Because of the variations of pathways to orbit, the launch vehicle needs to have enough extra thrust in its rockets to give it plenty of capacity to get back on the right course in the cases where the winds blow it off course. But what if the winds don't blow it off course as much as you planned? Solid fuel rockets do not have an off switch. The excess energy in the boosters will cause the vehicle to be in an orbit with too much energy. To compensate for this, as the boosters are nearing the end of their fuel, the vehicle is caused to navigate in a zig-zag pattern such that enough energy is lost (wasted on course corrections) that the orbit turns out just right when all the solid fuel is expended.

All that description is why you really, really need to respect people who really are rocket scientists. They get all those mathematical calculations correct.

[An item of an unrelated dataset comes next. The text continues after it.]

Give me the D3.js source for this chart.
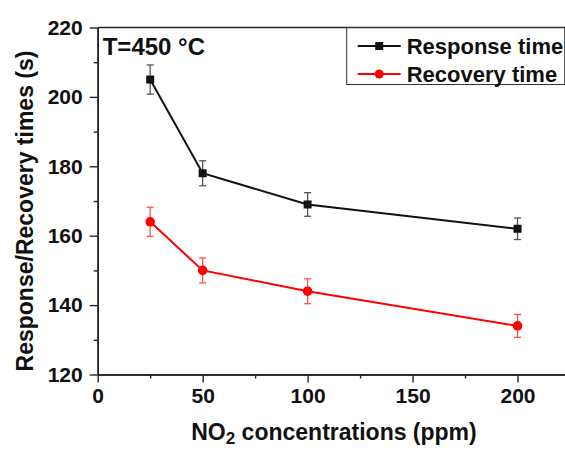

When they are correct, the satellite gets into geosynchronous orbit so we can watch TV, or it arrives at the right place in the constellation of GPS satellites so our GPS navigation continues to work correctly, or the spacecraft get to the same orbit that Mars is in, at the same time that Mars is in that place of the orbital path (meaning that they hit a moving target by launching months in advance). Oh, and remember orbits depend on the gravity of the bodies, so what affect does the gravity of the various planets have on an interplanetary spacecraft during it's month's long journey to the distant planet. That needs to be calculated and compensated for in the orbital pathway.

If you have read to the end of this explanation, congratulations. Sorry it was so long. Best wishes in your schooling and in your career. Remember, you don't have to be a rocket scientist to work at a company that launches rockets.)